My
older brother has Parkinson’s Disease, and back in March he fell and ended up
in a nursing home with much of his memory gone. At the time, I had three ideas
for as yet unwritten middle-grade historicals and was almost ready to start one
about a girl living in Chicago’s Pullman District during the 1894 Pullman
strike.
As
I have written in previous posts, Donald’s situation made me realize that I
should work on my memoirs before anything happened to my own memory. So I set
the Pullman novel aside for a while.
I’m
just about finished with the part of my memoirs that covers my early years, and
the latter years are better documented and less likely to be lost to my
children if they don’t get written up right away. As a result, I had begun working
on the outline for the Pullman book. I had the setting and the basic character arc
but was having trouble coming up with the plot. I couldn’t even seem to force
it.
The
book after that was to be about a girl living and working on the Erie Canal. My
anticipated timing had me beginning it sometime this winter, but that isn’t a
great time for a research trip to New York, and I had already planned the trip
for August.
There
was no reason to postpone it, so Roland and I went as planned. We just returned,
and the ideas have been flowing like the canal itself. Actually, the canal is
rather sluggish, so that may not be a good analogy. But the ideas for the Erie
Canal book started flowing even though I wasn’t ready for them yet.
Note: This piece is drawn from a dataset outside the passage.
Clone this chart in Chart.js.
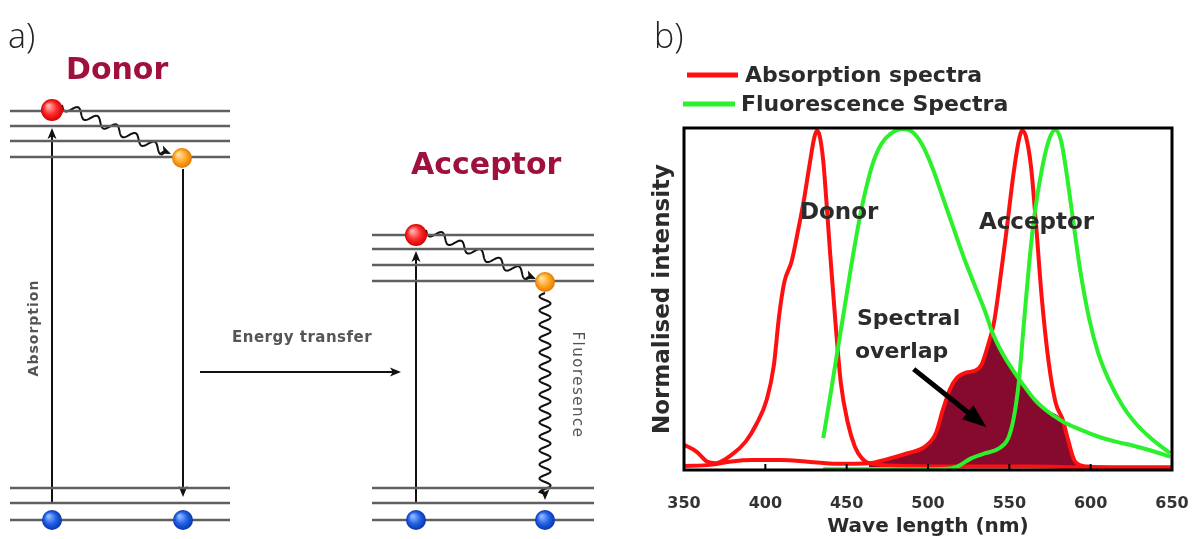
<!DOCTYPE html>
<html><head><meta charset="utf-8">
<script src="https://cdn.jsdelivr.net/npm/chart.js@4.4.1/dist/chart.umd.min.js"></script>
<style>
html,body{margin:0;padding:0;background:#fff;width:1193px;height:539px;overflow:hidden}
#left{position:absolute;left:0;top:0}
#right{position:absolute;left:640px;top:0}
</style></head><body>
<canvas id="left" width="640" height="539"></canvas>
<canvas id="right" width="553" height="539"></canvas>
<script>
// ---------- Panel a) energy diagram (schematic units = px of the panel) ----------
const donorExcitedLevels = [111, 126, 141, 157];
const acceptorExcitedLevels = [235, 249, 265, 281];
const groundLevels = [488, 503, 520];
const donorLevelSpan = [10, 230];
const acceptorLevelSpan = [372, 594];
const ballX = [52, 182, 52, 183, 416, 545, 416, 545];
const ballY = [110, 158, 520, 520, 235, 282, 520, 520];
const ballKinds = ['red', 'orange', 'blue', 'blue', 'red', 'orange', 'blue', 'blue'];

// ---------- Panel b) spectra ----------
const xTicks = [350, 400, 450, 500, 550, 600, 650];
const legendLabels = ['Absorption spectra', 'Fluorescence Spectra'];

const donorAbsNm  = [350,357.6,364.1,369.5,379.2,387.9,394.4,400.9,405.2,408.5,411.7,416.1,420.4,423.6,426.9,430.1,431.7,433.4,435.6,437.7,439.9,443.1,446.4,450.7,455.0,459.4,463.7,485.4,517.9,561.2,604.5,650];
const donorAbsVal = [0.074,0.054,0.025,0.020,0.044,0.083,0.133,0.206,0.305,0.452,0.550,0.609,0.707,0.786,0.884,0.972,0.992,0.977,0.904,0.776,0.629,0.432,0.255,0.138,0.069,0.034,0.020,0.012,0.010,0.010,0.008,0.008];

const acceptorAbsNm  = [350,366.2,379.2,392.2,409.6,424.7,444.2,463.7,474.5,487.5,498.4,504.9,509.2,513.5,517.9,523.3,528.7,533.0,537.4,540.6,543.9,548.2,552.5,555.8,557.9,560.1,563.4,566.6,569.8,574.2,578.5,582.8,586.1,590.4,598.0,626.2,650];
const acceptorAbsVal = [0.012,0.015,0.025,0.029,0.029,0.025,0.018,0.020,0.031,0.049,0.069,0.108,0.177,0.236,0.270,0.285,0.290,0.309,0.373,0.432,0.540,0.697,0.864,0.963,0.992,0.977,0.884,0.707,0.511,0.314,0.196,0.147,0.088,0.025,0.010,0.005,0.005];

const donorFluNm  = [435.6,439.9,444.2,448.6,452.9,457.2,461.5,465.9,471.3,476.7,484.3,490.8,496.2,502.7,509.2,515.7,522.2,528.7,535.2,539.5,546.0,552.5,559.0,565.5,572.0,582.8,593.7,604.5,615.3,626.2,637.0,648.9];
const donorFluVal = [0.093,0.216,0.344,0.472,0.599,0.717,0.815,0.894,0.953,0.982,0.997,0.987,0.953,0.884,0.796,0.707,0.619,0.540,0.462,0.403,0.339,0.290,0.246,0.206,0.177,0.142,0.118,0.098,0.083,0.071,0.057,0.039];

const acceptorFluNm  = [435.6,474.5,509.2,517.9,526.5,535.2,543.9,549.3,552.5,555.8,559.0,562.3,565.5,569.8,574.2,578.1,581.8,585.0,589.3,593.7,599.1,604.5,611.0,619.7,628.3,637.0,648.9];
const acceptorFluVal = [0.002,0.002,0.003,0.010,0.034,0.049,0.064,0.093,0.147,0.255,0.432,0.609,0.747,0.874,0.963,0.994,0.963,0.874,0.727,0.580,0.442,0.344,0.265,0.187,0.133,0.093,0.049];

const overlapNm  = [463.7,474.5,487.5,498.4,504.9,509.2,513.5,517.9,523.3,528.7,533.0,537.4,539.5,546.0,552.5,559.0,565.5,572.0,579.6,582.8,586.1,590.4,592.6];
const overlapVal = [0.020,0.031,0.049,0.069,0.108,0.177,0.236,0.270,0.285,0.290,0.309,0.373,0.400,0.339,0.290,0.246,0.206,0.177,0.160,0.142,0.088,0.025,0.010];

const pts = (xs, ys) => xs.map((x, i) => ({x: x, y: ys[i]}));
const setLS = (ctx, v) => { if ('letterSpacing' in ctx) ctx.letterSpacing = v; };

// ---------- sphere images for the particles ----------
function sphere(r, c0, c1, c2) {
  const cv = document.createElement('canvas');
  cv.width = cv.height = 2 * r + 2;
  const g = cv.getContext('2d');
  const gr = g.createRadialGradient(r * 0.75, r * 0.7, r * 0.1, r + 1, r + 1, r);
  gr.addColorStop(0, c0); gr.addColorStop(0.55, c1); gr.addColorStop(1, c2);
  g.fillStyle = gr; g.beginPath(); g.arc(r + 1, r + 1, r, 0, Math.PI * 2); g.fill();
  return cv;
}
const sphereImgs = {
  red: sphere(11, '#ffb0b0', '#ff2a2a', '#d40000'),
  orange: sphere(10, '#ffe0a0', '#ffa726', '#e07a00'),
  blue: sphere(10, '#8fb8ff', '#2060e8', '#0a35a8')
};

function levelSegments() {
  const out = [];
  donorExcitedLevels.concat(groundLevels).forEach(y => {
    out.push({x: donorLevelSpan[0], y: y}, {x: donorLevelSpan[1], y: y}, {x: donorLevelSpan[1], y: null});
  });
  acceptorExcitedLevels.concat(groundLevels).forEach(y => {
    out.push({x: acceptorLevelSpan[0], y: y}, {x: acceptorLevelSpan[1], y: y}, {x: acceptorLevelSpan[1], y: null});
  });
  return out;
}

function head(ctx, x, y, ang, len, hw) {
  ctx.save(); ctx.translate(x, y); ctx.rotate(ang);
  ctx.beginPath(); ctx.moveTo(0, 0); ctx.lineTo(-len, -hw); ctx.lineTo(-len * 0.75, 0); ctx.lineTo(-len, hw); ctx.closePath();
  ctx.fill(); ctx.restore();
}

const diagramPlugin = {
  id: 'diagram',
  beforeDatasetsDraw(chart, args, opts) {
    const {ctx, scales: {x, y}} = chart;
    const P = (p) => [x.getPixelForValue(p[0]), y.getPixelForValue(p[1])];
    ctx.save();
    ctx.strokeStyle = '#111'; ctx.fillStyle = '#111'; ctx.lineWidth = 2;
    opts.straight.forEach(a => {
      const [x0, y0] = P(a.from), [x1, y1] = P(a.to);
      const ang = Math.atan2(y1 - y0, x1 - x0);
      ctx.beginPath(); ctx.moveTo(x0, y0); ctx.lineTo(x1 - Math.cos(ang) * 6, y1 - Math.sin(ang) * 6); ctx.stroke();
      head(ctx, x1, y1, ang, 11, 4.5);
    });
    opts.wavy.forEach(a => {
      const [x0, y0] = P(a.from), [x1, y1] = P(a.to);
      const dx = x1 - x0, dy = y1 - y0, L = Math.hypot(dx, dy);
      const ux = dx / L, uy = dy / L, nx = -uy, ny = ux;
      const Lw = L - 8;
      ctx.beginPath();
      for (let t = 0; t <= Lw; t += 0.5) {
        const o = a.amp * Math.sin(2 * Math.PI * t / a.wl);
        const px = x0 + ux * t + nx * o, py = y0 + uy * t + ny * o;
        if (t === 0) ctx.moveTo(px, py); else ctx.lineTo(px, py);
      }
      ctx.lineTo(x1 - ux * 6, y1 - uy * 6);
      ctx.stroke();
      head(ctx, x1, y1, Math.atan2(dy, dx), 11, 4.5);
    });
    ctx.restore();
  },
  afterDatasetsDraw(chart, args, opts) {
    const {ctx, scales: {x, y}} = chart;
    ctx.save();
    opts.texts.forEach(t => {
      ctx.save();
      ctx.translate(x.getPixelForValue(t.at[0]), y.getPixelForValue(t.at[1]));
      ctx.rotate(t.rot || 0);
      ctx.font = t.font; ctx.fillStyle = t.color;
      setLS(ctx, t.ls || '0px');
      ctx.textAlign = t.align || 'left'; ctx.textBaseline = 'middle';
      ctx.fillText(t.text, 0, 0);
      ctx.restore();
    });
    ctx.restore();
  }
};

new Chart(document.getElementById('left'), {
  type: 'line',
  data: {
    datasets: [
      {data: levelSegments(), borderColor: '#5f5f5f', borderWidth: 2.5, pointRadius: 0, spanGaps: false, order: 2, clip: false},
      {data: pts(ballX, ballY), showLine: false, pointStyle: ballKinds.map(k => sphereImgs[k]), pointRadius: 11, order: 1, clip: false}
    ]
  },
  options: {
    responsive: false, animation: false, events: [],
    layout: {padding: 0, autoPadding: false},
    scales: {
      x: {type: 'linear', min: 0, max: 640, display: false},
      y: {type: 'linear', min: 0, max: 539, reverse: true, display: false}
    },
    plugins: {
      legend: {display: false}, tooltip: {enabled: false},
      diagram: {
        straight: [
          {from: [52, 503], to: [52, 128]},
          {from: [183, 169], to: [183, 497]},
          {from: [200, 372], to: [401, 372]},
          {from: [416, 503], to: [416, 251]}
        ],
        wavy: [
          {from: [62, 105], to: [171, 154], amp: 4.5, wl: 21},
          {from: [426, 230], to: [536, 279], amp: 4.5, wl: 21},
          {from: [545, 293], to: [545, 500], amp: 5.5, wl: 14}
        ],
        texts: [
          {text: 'a)', at: [8, 38], font: '300 34px "Open Sans"', color: '#222'},
          {text: 'Donor', at: [66, 71], font: 'bold 30px "DejaVu Sans"', color: '#a0103c'},
          {text: 'Acceptor', at: [411, 166], font: 'bold 30px "DejaVu Sans"', color: '#a0103c'},
          {text: 'Absorption', at: [34, 328], rot: -Math.PI / 2, align: 'center', font: 'bold 14px "DejaVu Sans"', color: '#555', ls: '1px'},
          {text: 'Energy transfer', at: [232, 338], font: 'bold 15px "DejaVu Sans"', color: '#555', ls: '0.5px'},
          {text: 'Fluoresence', at: [577, 385], rot: Math.PI / 2, align: 'center', font: '15px "DejaVu Sans"', color: '#555', ls: '1.5px'}
        ]
      }
    }
  },
  plugins: [diagramPlugin]
});

// ---------- right chart plugins ----------
const spectraDeco = {
  id: 'spectraDeco',
  afterDatasetsDraw(chart, args, opts) {
    const {ctx, chartArea: a, scales: {x, y}} = chart;
    ctx.save();
    // inward tick marks
    ctx.strokeStyle = '#000'; ctx.lineWidth = 2;
    xTicks.forEach(v => {
      const px = x.getPixelForValue(v);
      ctx.beginPath(); ctx.moveTo(px, a.bottom); ctx.lineTo(px, a.bottom - 6); ctx.stroke();
    });
    // frame
    ctx.lineWidth = 3; ctx.strokeRect(a.left, a.top, a.right - a.left, a.bottom - a.top);
    // annotations
    ctx.fillStyle = '#2b2b2b'; ctx.textAlign = 'left'; ctx.textBaseline = 'middle';
    opts.notes.forEach(n => {
      ctx.font = n.font;
      ctx.fillText(n.text, x.getPixelForValue(n.at[0]), y.getPixelForValue(n.at[1]));
    });
    // overlap arrow
    const ar = opts.arrow;
    const x0 = x.getPixelForValue(ar.from[0]), y0 = y.getPixelForValue(ar.from[1]);
    const x1 = x.getPixelForValue(ar.to[0]), y1 = y.getPixelForValue(ar.to[1]);
    const ang = Math.atan2(y1 - y0, x1 - x0);
    ctx.strokeStyle = '#000'; ctx.fillStyle = '#000'; ctx.lineWidth = 5;
    ctx.beginPath(); ctx.moveTo(x0, y0); ctx.lineTo(x1 - Math.cos(ang) * 16, y1 - Math.sin(ang) * 16); ctx.stroke();
    ctx.save(); ctx.translate(x1, y1); ctx.rotate(ang);
    ctx.beginPath(); ctx.moveTo(0, 0); ctx.lineTo(-24, -9); ctx.lineTo(-24, 9); ctx.closePath(); ctx.fill();
    ctx.restore();
    ctx.restore();
  },
  afterDraw(chart, args, opts) {
    const {ctx} = chart;
    ctx.save();
    // panel label
    ctx.font = '300 34px "Open Sans"'; ctx.fillStyle = '#222'; ctx.textBaseline = 'middle'; ctx.textAlign = 'left';
    ctx.fillText('b)', 14, 38);
    // legend
    opts.legend.forEach((l, i) => {
      ctx.strokeStyle = l.color; ctx.lineWidth = 5; ctx.lineCap = 'butt';
      ctx.beginPath(); ctx.moveTo(l.line[0], l.y); ctx.lineTo(l.line[1], l.y); ctx.stroke();
      ctx.font = 'bold 22px "DejaVu Sans"'; ctx.fillStyle = '#2b2b2b';
      ctx.fillText(legendLabels[i], l.textX, l.y + 1);
    });
    ctx.restore();
  }
};

const RED = '#ff1010', GREEN = '#2cf02c';
const lineDs = (data, color, order) => ({
  data: data, borderColor: color, borderWidth: 4, pointRadius: 0, fill: false,
  cubicInterpolationMode: 'monotone', order: order
});

new Chart(document.getElementById('right'), {
  type: 'line',
  data: {
    datasets: [
      {data: pts(overlapNm, overlapVal), borderWidth: 0, borderColor: 'rgba(0,0,0,0)', backgroundColor: '#86092e',
       fill: {value: 0.008}, pointRadius: 0, cubicInterpolationMode: 'monotone', order: 10},
      lineDs(pts(donorAbsNm, donorAbsVal), RED, 4),
      lineDs(pts(acceptorAbsNm, acceptorAbsVal), RED, 3),
      lineDs(pts(donorFluNm, donorFluVal), GREEN, 2),
      lineDs(pts(acceptorFluNm, acceptorFluVal), GREEN, 1)
    ]
  },
  options: {
    responsive: false, animation: false, events: [],
    layout: {padding: {top: 128, right: 21, left: 0, bottom: 0}, autoPadding: false},
    scales: {
      x: {
        type: 'linear', min: 350, max: 650,
        afterBuildTicks: s => { s.ticks = xTicks.map(v => ({value: v})); },
        afterFit: s => { s.height = 69; s.paddingLeft = 0; s.paddingRight = 0; },
        grid: {display: false}, border: {display: false},
        ticks: {autoSkip: false, maxRotation: 0, padding: 16, color: '#333', font: {family: 'DejaVu Sans', size: 16, weight: 'bold'}},
        title: {display: true, text: 'Wave length (nm)', color: '#2b2b2b', padding: {top: 0, bottom: 0},
                font: {family: 'DejaVu Sans', size: 20, weight: 'bold'}}
      },
      y: {
        type: 'linear', min: 0, max: 1,
        afterFit: s => { s.width = 44; s.paddingTop = 0; s.paddingBottom = 0; },
        grid: {display: false}, border: {display: false},
        ticks: {display: false},
        title: {display: true, text: 'Normalised intensity', color: '#2b2b2b', padding: {top: 9, bottom: 0},
                font: {family: 'DejaVu Sans', size: 23, weight: 'bold'}}
      }
    },
    plugins: {
      legend: {display: false}, tooltip: {enabled: false},
      spectraDeco: {
        legend: [
          {color: RED, line: [47, 98], textX: 105, y: 75},
          {color: GREEN, line: [43, 95], textX: 101, y: 104}
        ],
        notes: [
          {text: 'Donor', at: [421.3, 0.751], font: 'bold 23px "DejaVu Sans"'},
          {text: 'Acceptor', at: [531.3, 0.722], font: 'bold 23px "DejaVu Sans"'},
          {text: 'Spectral', at: [456.3, 0.442], font: 'bold 22px "DejaVu Sans"'},
          {text: 'overlap', at: [455.1, 0.345], font: 'bold 22px "DejaVu Sans"'}
        ],
        arrow: {from: [491.2, 0.295], to: [536, 0.125]}
      }
    }
  },
  plugins: [spectraDeco]
});
</script></body></html>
By the time
I returned I had the story setting, the protagonist’s character arc, most of
the important characters, some of the backstory, and a well-developed plot.
It
became clear to me that I’m meant to write the Erie Canal book next. If I had a
contract for the Pullman book, I would be agonizing about it right now. But
because I have the flexibility to pick and choose my projects as circumstances
dictate, I can put that one aside until later and work on Muddy Waters first.
I
wouldn’t turn down a three-book contract, but sometimes there are advantages to
not being sought-after.
__________
The
image at the head of this post shows a painting by Edward Lamson Henry called
“Round the Bend” portraying passenger travel along the Erie Canal around 1836. Almost
every museum along the canal had a copy. The date the painting was created is
unknown, but E.L. Henry died in 1919 and the image is in the public domain.